- TASK
Set down the material once more, exactly as it appears.

- DATASET EXTRACT
╔══

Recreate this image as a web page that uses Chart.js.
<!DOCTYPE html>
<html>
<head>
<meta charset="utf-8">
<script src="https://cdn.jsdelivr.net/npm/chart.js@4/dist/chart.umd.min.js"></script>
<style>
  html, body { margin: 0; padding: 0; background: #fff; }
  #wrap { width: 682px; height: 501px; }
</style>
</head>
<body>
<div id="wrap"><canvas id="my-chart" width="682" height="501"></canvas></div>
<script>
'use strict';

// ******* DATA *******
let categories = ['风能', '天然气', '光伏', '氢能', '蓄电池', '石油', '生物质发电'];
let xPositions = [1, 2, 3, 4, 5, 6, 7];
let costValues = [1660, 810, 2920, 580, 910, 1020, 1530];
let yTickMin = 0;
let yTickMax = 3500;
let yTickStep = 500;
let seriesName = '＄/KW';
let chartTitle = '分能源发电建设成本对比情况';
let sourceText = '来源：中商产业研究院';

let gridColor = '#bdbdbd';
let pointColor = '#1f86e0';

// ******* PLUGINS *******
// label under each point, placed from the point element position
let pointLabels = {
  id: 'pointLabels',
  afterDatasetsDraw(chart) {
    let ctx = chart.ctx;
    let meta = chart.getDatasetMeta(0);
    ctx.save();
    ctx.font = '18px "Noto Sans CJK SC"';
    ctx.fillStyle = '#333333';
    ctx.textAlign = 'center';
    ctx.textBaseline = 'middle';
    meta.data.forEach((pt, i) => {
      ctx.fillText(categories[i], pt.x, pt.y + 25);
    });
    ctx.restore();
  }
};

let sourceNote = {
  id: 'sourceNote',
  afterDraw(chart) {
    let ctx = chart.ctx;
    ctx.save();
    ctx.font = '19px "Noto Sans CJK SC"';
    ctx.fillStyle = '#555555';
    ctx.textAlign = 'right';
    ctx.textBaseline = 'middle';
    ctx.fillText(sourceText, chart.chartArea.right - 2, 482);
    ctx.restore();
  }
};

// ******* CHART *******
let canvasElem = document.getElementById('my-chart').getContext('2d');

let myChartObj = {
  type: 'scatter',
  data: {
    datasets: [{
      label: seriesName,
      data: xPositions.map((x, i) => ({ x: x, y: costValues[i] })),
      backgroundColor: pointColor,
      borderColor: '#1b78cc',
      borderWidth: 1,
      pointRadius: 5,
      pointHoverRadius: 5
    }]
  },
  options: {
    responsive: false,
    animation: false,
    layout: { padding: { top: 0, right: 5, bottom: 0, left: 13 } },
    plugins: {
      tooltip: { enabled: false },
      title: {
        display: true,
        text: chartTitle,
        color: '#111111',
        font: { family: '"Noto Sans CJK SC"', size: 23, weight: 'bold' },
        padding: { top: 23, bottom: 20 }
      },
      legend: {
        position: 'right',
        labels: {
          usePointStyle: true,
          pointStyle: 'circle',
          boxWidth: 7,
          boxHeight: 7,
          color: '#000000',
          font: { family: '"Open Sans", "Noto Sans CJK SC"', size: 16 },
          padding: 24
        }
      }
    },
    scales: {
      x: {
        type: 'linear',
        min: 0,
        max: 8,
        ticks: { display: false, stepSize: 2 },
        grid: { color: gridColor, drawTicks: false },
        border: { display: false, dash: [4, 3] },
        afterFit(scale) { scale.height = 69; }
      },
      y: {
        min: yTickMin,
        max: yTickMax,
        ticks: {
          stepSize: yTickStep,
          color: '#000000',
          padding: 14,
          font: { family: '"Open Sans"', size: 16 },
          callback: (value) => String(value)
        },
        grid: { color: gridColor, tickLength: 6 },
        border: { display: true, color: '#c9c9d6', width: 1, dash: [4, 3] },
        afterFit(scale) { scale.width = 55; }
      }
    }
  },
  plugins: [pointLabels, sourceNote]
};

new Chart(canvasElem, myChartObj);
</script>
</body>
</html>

╚══

- RESPONSE TO THE EXERCISE
Recreate this image as a web page that uses Chart.js.
<!DOCTYPE html>
<html>
<head>
<meta charset="utf-8">
<script src="https://cdn.jsdelivr.net/npm/chart.js@4/dist/chart.umd.min.js"></script>
<style>
  html, body { margin: 0; padding: 0; background: #fff; }
  #wrap { width: 682px; height: 501px; }
</style>
</head>
<body>
<div id="wrap"><canvas id="my-chart" width="682" height="501"></canvas></div>
<script>
'use strict';

// ******* DATA *******
let categories = ['风能', '天然气', '光伏', '氢能', '蓄电池', '石油', '生物质发电'];
let xPositions = [1, 2, 3, 4, 5, 6, 7];
let costValues = [1660, 810, 2920, 580, 910, 1020, 1530];
let yTickMin = 0;
let yTickMax = 3500;
let yTickStep = 500;
let seriesName = '＄/KW';
let chartTitle = '分能源发电建设成本对比情况';
let sourceText = '来源：中商产业研究院';

let gridColor = '#bdbdbd';
let pointColor = '#1f86e0';

// ******* PLUGINS *******
// label under each point, placed from the point element position
let pointLabels = {
  id: 'pointLabels',
  afterDatasetsDraw(chart) {
    let ctx = chart.ctx;
    let meta = chart.getDatasetMeta(0);
    ctx.save();
    ctx.font = '18px "Noto Sans CJK SC"';
    ctx.fillStyle = '#333333';
    ctx.textAlign = 'center';
    ctx.textBaseline = 'middle';
    meta.data.forEach((pt, i) => {
      ctx.fillText(categories[i], pt.x, pt.y + 25);
    });
    ctx.restore();
  }
};

let sourceNote = {
  id: 'sourceNote',
  afterDraw(chart) {
    let ctx = chart.ctx;
    ctx.save();
    ctx.font = '19px "Noto Sans CJK SC"';
    ctx.fillStyle = '#555555';
    ctx.textAlign = 'right';
    ctx.textBaseline = 'middle';
    ctx.fillText(sourceText, chart.chartArea.right - 2, 482);
    ctx.restore();
  }
};

// ******* CHART *******
let canvasElem = document.getElementById('my-chart').getContext('2d');

let myChartObj = {
  type: 'scatter',
  data: {
    datasets: [{
      label: seriesName,
      data: xPositions.map((x, i) => ({ x: x, y: costValues[i] })),
      backgroundColor: pointColor,
      borderColor: '#1b78cc',
      borderWidth: 1,
      pointRadius: 5,
      pointHoverRadius: 5
    }]
  },
  options: {
    responsive: false,
    animation: false,
    layout: { padding: { top: 0, right: 5, bottom: 0, left: 13 } },
    plugins: {
      tooltip: { enabled: false },
      title: {
        display: true,
        text: chartTitle,
        color: '#111111',
        font: { family: '"Noto Sans CJK SC"', size: 23, weight: 'bold' },
        padding: { top: 23, bottom: 20 }
      },
      legend: {
        position: 'right',
        labels: {
          usePointStyle: true,
          pointStyle: 'circle',
          boxWidth: 7,
          boxHeight: 7,
          color: '#000000',
          font: { family: '"Open Sans", "Noto Sans CJK SC"', size: 16 },
          padding: 24
        }
      }
    },
    scales: {
      x: {
        type: 'linear',
        min: 0,
        max: 8,
        ticks: { display: false, stepSize: 2 },
        grid: { color: gridColor, drawTicks: false },
        border: { display: false, dash: [4, 3] },
        afterFit(scale) { scale.height = 69; }
      },
      y: {
        min: yTickMin,
        max: yTickMax,
        ticks: {
          stepSize: yTickStep,
          color: '#000000',
          padding: 14,
          font: { family: '"Open Sans"', size: 16 },
          callback: (value) => String(value)
        },
        grid: { color: gridColor, tickLength: 6 },
        border: { display: true, color: '#c9c9d6', width: 1, dash: [4, 3] },
        afterFit(scale) { scale.width = 55; }
      }
    }
  },
  plugins: [pointLabels, sourceNote]
};

new Chart(canvasElem, myChartObj);
</script>
</body>
</html>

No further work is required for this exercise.